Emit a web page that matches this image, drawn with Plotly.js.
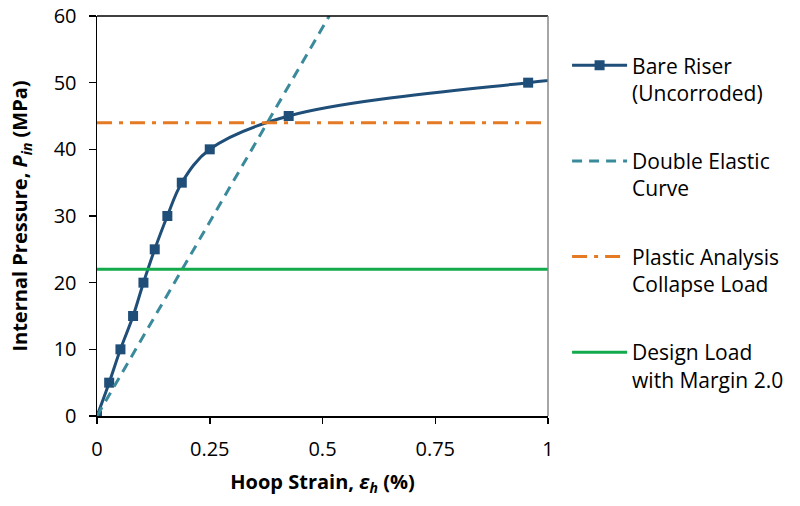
<!DOCTYPE html>
<html>
<head>
<meta charset="utf-8">
<script src="https://cdn.plot.ly/plotly-3.0.1.min.js"></script>
<style>html,body{margin:0;padding:0;background:#fff;}#chart{width:800px;height:506px;}</style>
</head>
<body>
<div id="chart"></div>
<script>
// Bare riser (uncorroded) measured points
const bareStrain = [0, 0.027, 0.052, 0.080, 0.103, 0.128, 0.156, 0.188, 0.250, 0.425, 0.956, 1.2];
const barePressure = [0, 5, 10, 15, 20, 25, 30, 35, 40, 45, 50, 51.4];
// Double elastic curve
const elasticStrain = [0, 0.515];
const elasticPressure = [0, 60];
// Horizontal reference loads
const loadStrain = [0, 1];
const collapseLoad = [44, 44];
const designLoad = [22, 22];
const xTicks = [0, 0.25, 0.5, 0.75, 1];
const xTickText = ['0', '0.25', '0.5', '0.75', '1'];
const yTicks = [0, 10, 20, 30, 40, 50, 60];

const FONT = '"Open Sans", Lato, sans-serif';

const traces = [
  {x: bareStrain, y: barePressure, type: 'scatter', mode: 'lines+markers',
   name: 'Bare Riser<br>(Uncorroded)', legendgroup: 'a',
   line: {color: '#1F4E79', width: 3, shape: 'spline', smoothing: 1},
   marker: {symbol: 'square', size: 10, color: '#1F4E79'}},
  {x: elasticStrain, y: elasticPressure, type: 'scatter', mode: 'lines',
   name: 'Double Elastic<br>Curve', legendgroup: 'b',
   line: {color: '#3A8A9B', width: 3, dash: '10px,7px'}},
  {x: loadStrain, y: collapseLoad, type: 'scatter', mode: 'lines',
   name: 'Plastic Analysis<br>Collapse Load', legendgroup: 'c',
   line: {color: '#E57A25', width: 3, dash: '15px,7px,4px,7px'}},
  {x: loadStrain, y: designLoad, type: 'scatter', mode: 'lines',
   name: 'Design Load<br>with Margin 2.0', legendgroup: 'd',
   line: {color: '#12AA4B', width: 3}}
];

const layout = {
  width: 800, height: 506,
  margin: {l: 97, r: 251, t: 16, b: 90},
  paper_bgcolor: '#fff', plot_bgcolor: '#fff',
  font: {family: FONT, size: 20, color: '#000'},
  showlegend: true,
  legend: {x: 1.04, y: 0.927, xanchor: 'left', yanchor: 'top',
    font: {family: FONT, size: 21, color: '#000'},
    valign: 'top', traceorder: 'grouped', tracegroupgap: 38, itemwidth: 55,
    bgcolor: 'rgba(0,0,0,0)'},
  xaxis: {range: [0, 1], tickvals: xTicks, ticktext: xTickText,
    showgrid: false, zeroline: false, showline: true, linecolor: '#000', linewidth: 1.5,
    ticks: 'outside', ticklen: 6, tickcolor: '#000', tickwidth: 1.5, ticklabelstandoff: 8,
    tickfont: {family: FONT, size: 20, color: '#000'},
    title: {text: '<b>Hoop Strain, <i>ε<sub>h</sub></i> (%)</b>', font: {family: FONT, size: 20, color: '#000'}, standoff: 14}},
  yaxis: {range: [0, 60], tickvals: yTicks,
    showgrid: false, zeroline: false, showline: true, linecolor: '#000', linewidth: 1.5,
    ticks: 'outside', ticklen: 7, tickcolor: '#000', tickwidth: 1.5, ticklabelstandoff: 8,
    tickfont: {family: FONT, size: 20, color: '#000'},
    title: {text: '<b>Internal Pressure, <i>P<sub>in</sub></i> (MPa)</b>', font: {family: FONT, size: 20, color: '#000'}, standoff: 20}},
  shapes: [
    {type: 'line', xref: 'paper', yref: 'paper', x0: 0, x1: 1, y0: 1, y1: 1, line: {color: '#000', width: 1.5}},
    {type: 'line', xref: 'paper', yref: 'paper', x0: 1, x1: 1, y0: 0, y1: 1, line: {color: '#888', width: 1.5}}
  ]
};

Plotly.newPlot('chart', traces, layout, {displayModeBar: false, staticPlot: true});
</script>
</body>
</html>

··········

JOB:
Exclude the pictures. Write out the remaining data exactly.

RESPONSE:
Emit a web page that matches this image, drawn with Plotly.js.
<!DOCTYPE html>
<html>
<head>
<meta charset="utf-8">
<script src="https://cdn.plot.ly/plotly-3.0.1.min.js"></script>
<style>html,body{margin:0;padding:0;background:#fff;}#chart{width:800px;height:506px;}</style>
</head>
<body>
<div id="chart"></div>
<script>
// Bare riser (uncorroded) measured points
const bareStrain = [0, 0.027, 0.052, 0.080, 0.103, 0.128, 0.156, 0.188, 0.250, 0.425, 0.956, 1.2];
const barePressure = [0, 5, 10, 15, 20, 25, 30, 35, 40, 45, 50, 51.4];
// Double elastic curve
const elasticStrain = [0, 0.515];
const elasticPressure = [0, 60];
// Horizontal reference loads
const loadStrain = [0, 1];
const collapseLoad = [44, 44];
const designLoad = [22, 22];
const xTicks = [0, 0.25, 0.5, 0.75, 1];
const xTickText = ['0', '0.25', '0.5', '0.75', '1'];
const yTicks = [0, 10, 20, 30, 40, 50, 60];

const FONT = '"Open Sans", Lato, sans-serif';

const traces = [
  {x: bareStrain, y: barePressure, type: 'scatter', mode: 'lines+markers',
   name: 'Bare Riser<br>(Uncorroded)', legendgroup: 'a',
   line: {color: '#1F4E79', width: 3, shape: 'spline', smoothing: 1},
   marker: {symbol: 'square', size: 10, color: '#1F4E79'}},
  {x: elasticStrain, y: elasticPressure, type: 'scatter', mode: 'lines',
   name: 'Double Elastic<br>Curve', legendgroup: 'b',
   line: {color: '#3A8A9B', width: 3, dash: '10px,7px'}},
  {x: loadStrain, y: collapseLoad, type: 'scatter', mode: 'lines',
   name: 'Plastic Analysis<br>Collapse Load', legendgroup: 'c',
   line: {color: '#E57A25', width: 3, dash: '15px,7px,4px,7px'}},
  {x: loadStrain, y: designLoad, type: 'scatter', mode: 'lines',
   name: 'Design Load<br>with Margin 2.0', legendgroup: 'd',
   line: {color: '#12AA4B', width: 3}}
];

const layout = {
  width: 800, height: 506,
  margin: {l: 97, r: 251, t: 16, b: 90},
  paper_bgcolor: '#fff', plot_bgcolor: '#fff',
  font: {family: FONT, size: 20, color: '#000'},
  showlegend: true,
  legend: {x: 1.04, y: 0.927, xanchor: 'left', yanchor: 'top',
    font: {family: FONT, size: 21, color: '#000'},
    valign: 'top', traceorder: 'grouped', tracegroupgap: 38, itemwidth: 55,
    bgcolor: 'rgba(0,0,0,0)'},
  xaxis: {range: [0, 1], tickvals: xTicks, ticktext: xTickText,
    showgrid: false, zeroline: false, showline: true, linecolor: '#000', linewidth: 1.5,
    ticks: 'outside', ticklen: 6, tickcolor: '#000', tickwidth: 1.5, ticklabelstandoff: 8,
    tickfont: {family: FONT, size: 20, color: '#000'},
    title: {text: '<b>Hoop Strain, <i>ε<sub>h</sub></i> (%)</b>', font: {family: FONT, size: 20, color: '#000'}, standoff: 14}},
  yaxis: {range: [0, 60], tickvals: yTicks,
    showgrid: false, zeroline: false, showline: true, linecolor: '#000', linewidth: 1.5,
    ticks: 'outside', ticklen: 7, tickcolor: '#000', tickwidth: 1.5, ticklabelstandoff: 8,
    tickfont: {family: FONT, size: 20, color: '#000'},
    title: {text: '<b>Internal Pressure, <i>P<sub>in</sub></i> (MPa)</b>', font: {family: FONT, size: 20, color: '#000'}, standoff: 20}},
  shapes: [
    {type: 'line', xref: 'paper', yref: 'paper', x0: 0, x1: 1, y0: 1, y1: 1, line: {color: '#000', width: 1.5}},
    {type: 'line', xref: 'paper', yref: 'paper', x0: 1, x1: 1, y0: 0, y1: 1, line: {color: '#888', width: 1.5}}
  ]
};

Plotly.newPlot('chart', traces, layout, {displayModeBar: false, staticPlot: true});
</script>
</body>
</html>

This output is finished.